▶ **THE REQUEST**
Return all the data below as it stands, minus the pictures.

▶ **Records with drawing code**
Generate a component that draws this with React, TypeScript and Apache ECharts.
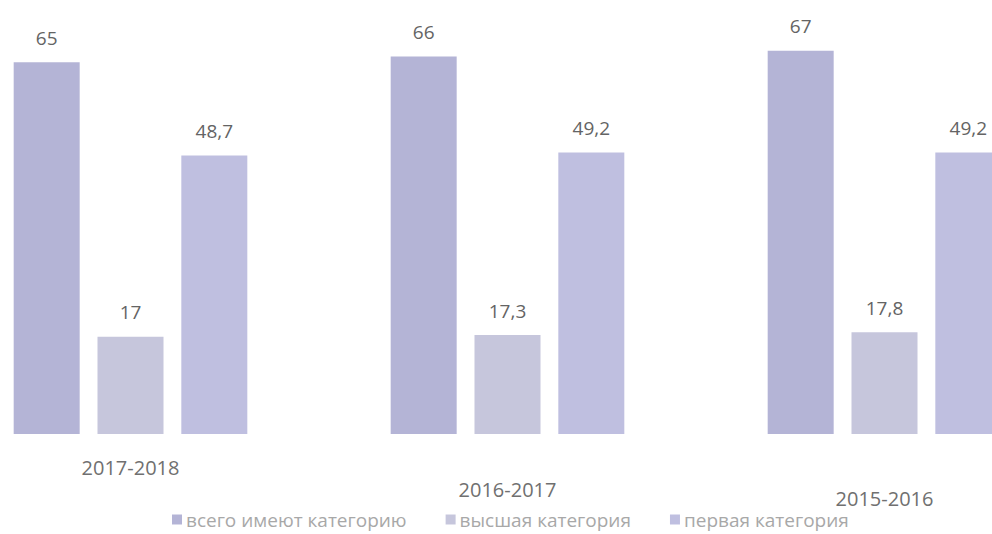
import React, { useEffect, useRef } from "react";
import * as echarts from "echarts";

const categories = ["2017-2018", "2016-2017", "2015-2016"];
const categoryLabelPad = [0, 22, 31];
const seriesNames = ["всего имеют категорию", "высшая категория", "первая категория"];
const totalValues = [65, 66, 67];
const highestValues = [17, 17.3, 17.8];
const firstValues = [48.7, 49.2, 49.2];
const colors = ["#b4b4d6", "#c6c6dc", "#bfbfe0"];

const fmt = (v: number) => String(v).replace(".", ",");

export default function App() {
  const ref = useRef<HTMLDivElement>(null);
  useEffect(() => {
    if (!ref.current) return;
    const chart = echarts.init(ref.current, undefined, { renderer: "svg" });
    const seriesData = [totalValues, highestValues, firstValues];
    chart.setOption({
      animation: false,
      backgroundColor: "#ffffff",
      color: colors,
      grid: { left: 0, right: 0, top: 5, bottom: 100 },
      legend: {
        left: 225,
        top: 505,
        itemWidth: 10,
        itemHeight: 10,
        itemGap: 39,
        icon: "rect",
        textStyle: { color: "#a8a8a8", fontSize: 19, fontFamily: "Open Sans", padding: [0, 0, 0, -1] },
        data: seriesNames,
      },
      xAxis: {
        type: "category",
        data: categories.map((c, i) => ({
          value: c,
          textStyle: { padding: [categoryLabelPad[i], 0, 0, 0] },
        })),
        axisLine: { show: false },
        axisTick: { show: false },
        axisLabel: {
          color: "#707070",
          fontSize: 20,
          fontFamily: "Open Sans",
          margin: 23,
        },
      },
      yAxis: {
        type: "value",
        min: 0,
        max: 75,
        show: false,
        splitLine: { show: false },
      },
      series: seriesNames.map((name, i) => ({
        name,
        type: "bar",
        data: seriesData[i],
        barWidth: 66,
        barGap: "27%",
        label: {
          show: true,
          position: "top",
          distance: 15,
          color: "#646464",
          fontSize: 19,
          fontFamily: "Open Sans",
          formatter: (p: any) => fmt(p.value),
        },
      })),
    });
    return () => chart.dispose();
  }, []);
  return (
    <div
      style={{
        position: "fixed",
        left: 0,
        top: 0,
        width: 992,
        height: 534,
        overflow: "hidden",
        background: "#fff",
      }}
    >
      <div
        ref={ref}
        style={{ position: "absolute", left: -58, top: 0, width: 1131, height: 534 }}
      />
    </div>
  );
}
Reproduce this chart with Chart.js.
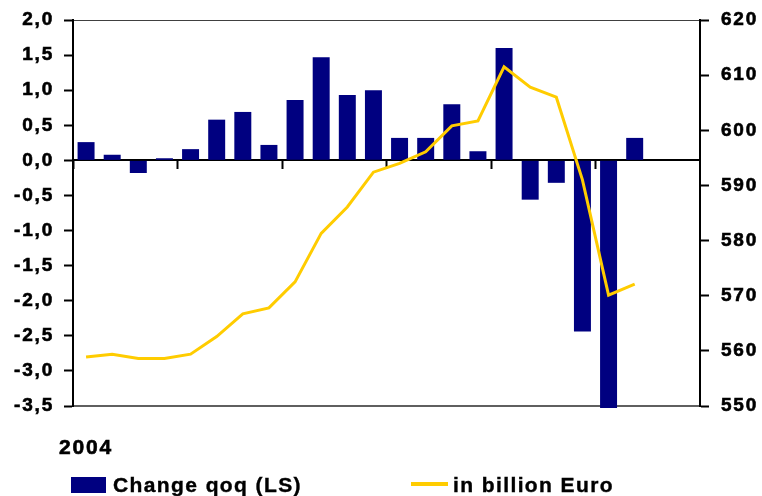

▶ **CORRECT ANSWER**
Generate a component that draws this with React, TypeScript and Apache ECharts.
import React, { useEffect, useRef } from "react";
import * as echarts from "echarts";

const categories = ["2017-2018", "2016-2017", "2015-2016"];
const categoryLabelPad = [0, 22, 31];
const seriesNames = ["всего имеют категорию", "высшая категория", "первая категория"];
const totalValues = [65, 66, 67];
const highestValues = [17, 17.3, 17.8];
const firstValues = [48.7, 49.2, 49.2];
const colors = ["#b4b4d6", "#c6c6dc", "#bfbfe0"];

const fmt = (v: number) => String(v).replace(".", ",");

export default function App() {
  const ref = useRef<HTMLDivElement>(null);
  useEffect(() => {
    if (!ref.current) return;
    const chart = echarts.init(ref.current, undefined, { renderer: "svg" });
    const seriesData = [totalValues, highestValues, firstValues];
    chart.setOption({
      animation: false,
      backgroundColor: "#ffffff",
      color: colors,
      grid: { left: 0, right: 0, top: 5, bottom: 100 },
      legend: {
        left: 225,
        top: 505,
        itemWidth: 10,
        itemHeight: 10,
        itemGap: 39,
        icon: "rect",
        textStyle: { color: "#a8a8a8", fontSize: 19, fontFamily: "Open Sans", padding: [0, 0, 0, -1] },
        data: seriesNames,
      },
      xAxis: {
        type: "category",
        data: categories.map((c, i) => ({
          value: c,
          textStyle: { padding: [categoryLabelPad[i], 0, 0, 0] },
        })),
        axisLine: { show: false },
        axisTick: { show: false },
        axisLabel: {
          color: "#707070",
          fontSize: 20,
          fontFamily: "Open Sans",
          margin: 23,
        },
      },
      yAxis: {
        type: "value",
        min: 0,
        max: 75,
        show: false,
        splitLine: { show: false },
      },
      series: seriesNames.map((name, i) => ({
        name,
        type: "bar",
        data: seriesData[i],
        barWidth: 66,
        barGap: "27%",
        label: {
          show: true,
          position: "top",
          distance: 15,
          color: "#646464",
          fontSize: 19,
          fontFamily: "Open Sans",
          formatter: (p: any) => fmt(p.value),
        },
      })),
    });
    return () => chart.dispose();
  }, []);
  return (
    <div
      style={{
        position: "fixed",
        left: 0,
        top: 0,
        width: 992,
        height: 534,
        overflow: "hidden",
        background: "#fff",
      }}
    >
      <div
        ref={ref}
        style={{ position: "absolute", left: -58, top: 0, width: 1131, height: 534 }}
      />
    </div>
  );
}
Reproduce this chart with Chart.js.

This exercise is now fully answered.